4. Emerging approaches to protection​

The industry is just beginning to recognize these risks and seek solutions.
  • Behavioral Biometrics: Systems that analyze your avatar's unique movement, gesture, and navigation patterns to distinguish you from a bot or attacker who has gained access to your account.
  • Hardware wallets and multisig for the metaverse: Using physical devices to confirm large virtual real estate transactions. Multisig schemes requiring confirmation from multiple trusted parties to transfer unique assets.
  • Decentralized reputation systems (Soulbound Tokens — SBT): The concept of tokens tied to a digital soul (account) that cannot be transferred. They can store a history of positive actions and verified identity, creating a "digital resume" that is difficult to forge from scratch.
  • Education and digital hygiene in VR: Developing a security culture within the metaverses themselves: training centers, clear transaction confirmation interfaces, and built-in alerts about suspicious activity.
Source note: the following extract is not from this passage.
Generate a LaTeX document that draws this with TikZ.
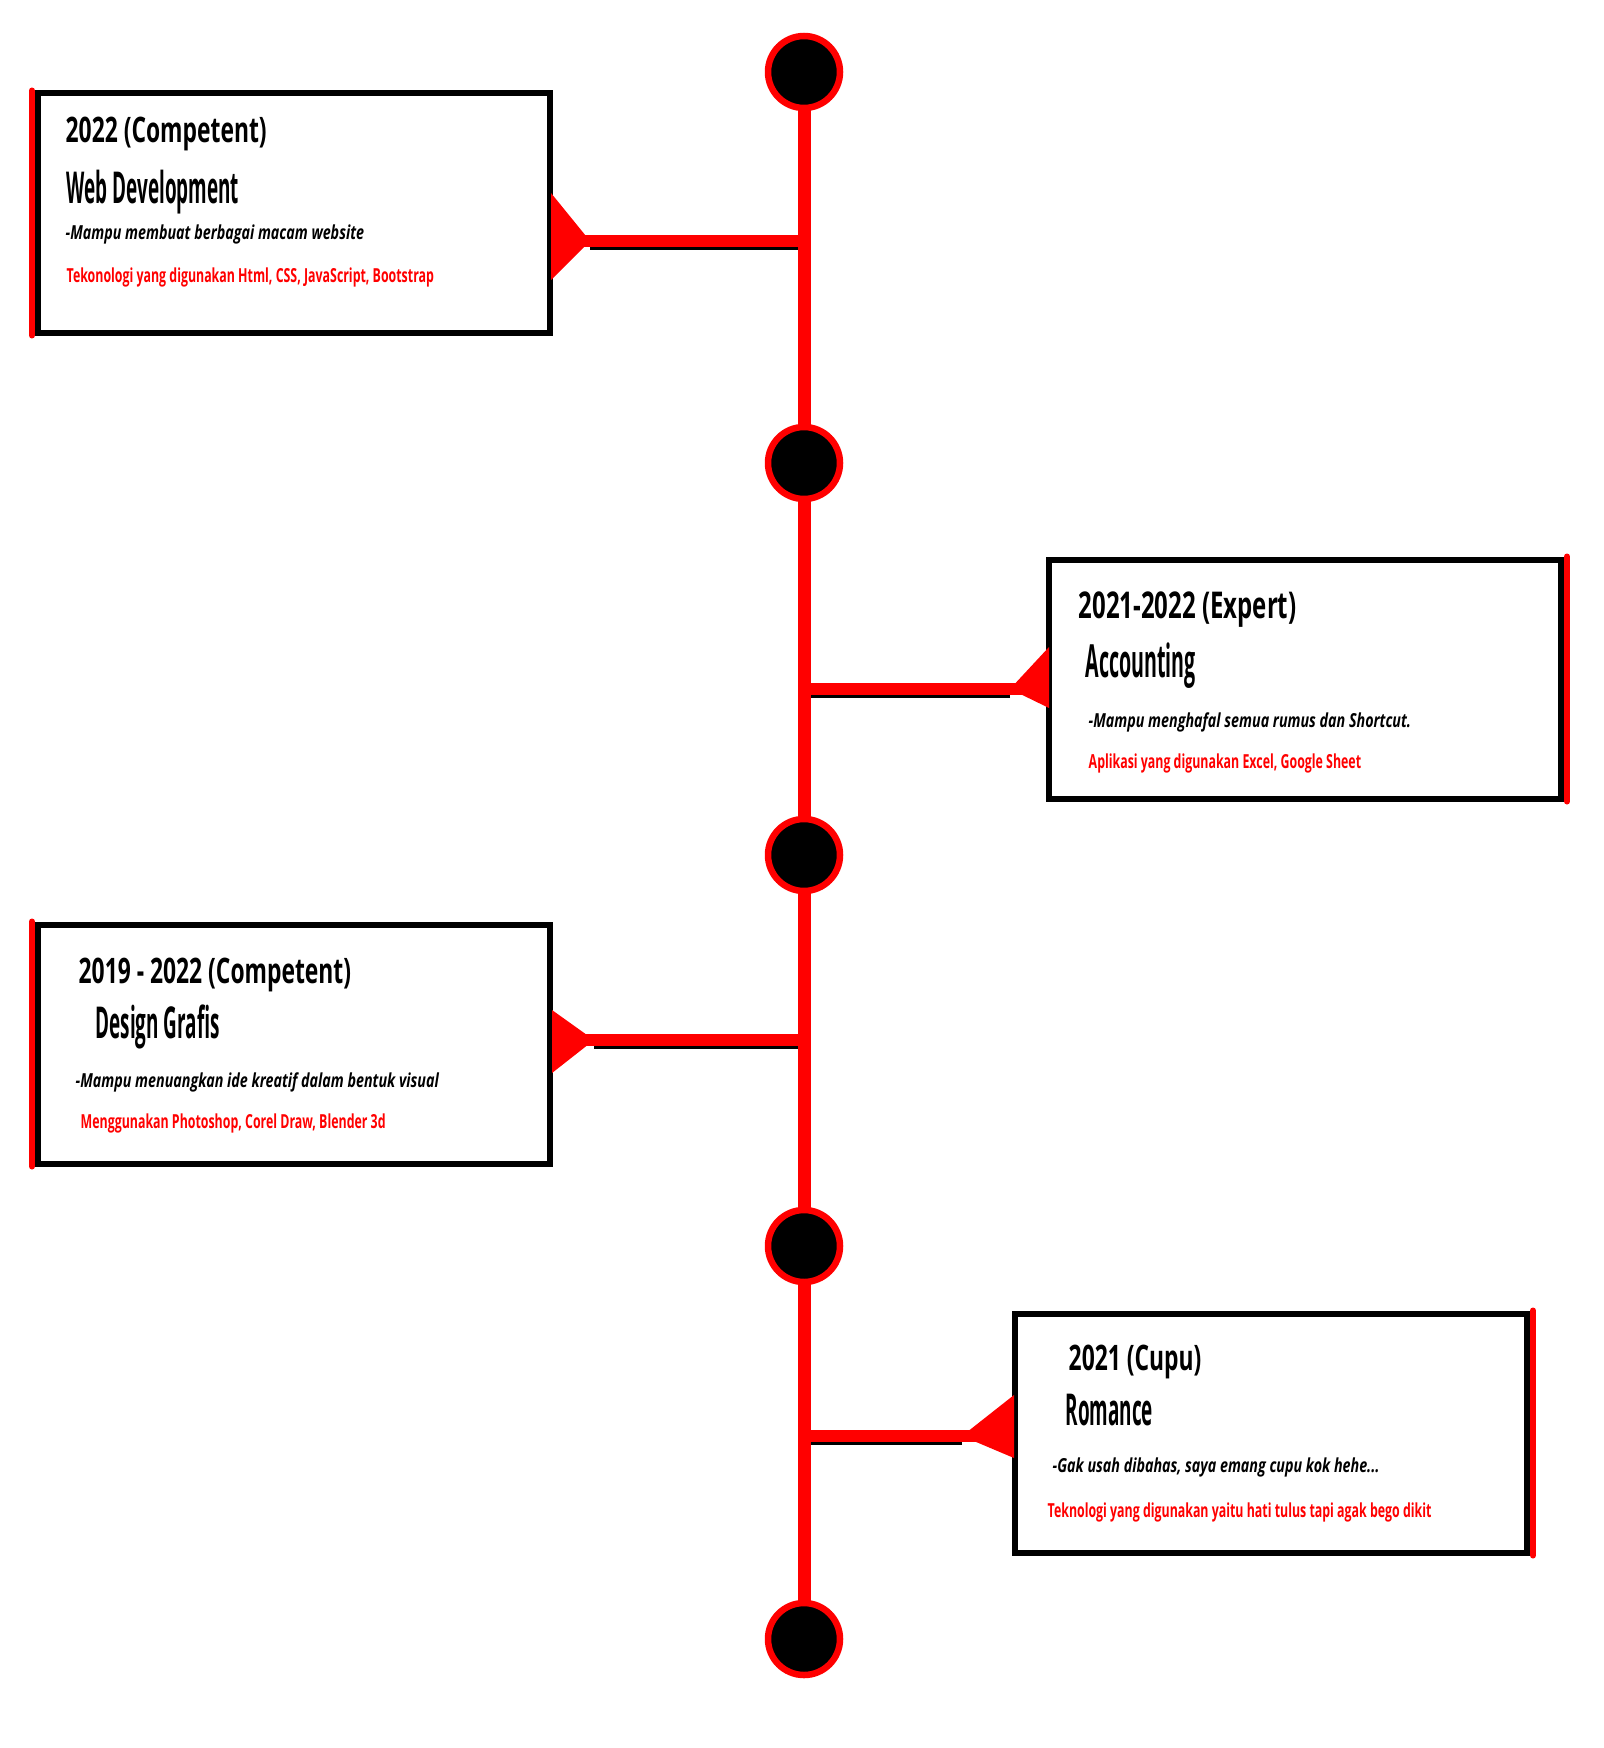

Conclusion: Not a new battlefield, but a new phase of evolution​

Carding in metaverses won't be a fundamentally new phenomenon. It will be the next logical step in the evolution of cybercrime, following on from bank cards, social media accounts, and cryptocurrency wallets.

The battlefield is shifting from the flat screen to a three-dimensional, socially rich space. Here, it's not just numbers in a database that are being stolen, but parts of our digital existence. This will require us to rethink what constitutes value, property, and personal security in a world where our selves are taking on a second, visual form.

The future of metaverse security will depend on building security into their very architecture — making it as integral as the laws of physics in the virtual world. The goal is to create spaces that are not only surprising and open, but also inherently safe for economic and social life, allowing people to create and interact without fear of losing part of their digital selves. This is a monumental challenge, but also an opportunity to build a more secure digital world from scratch, learning from the mistakes of the past.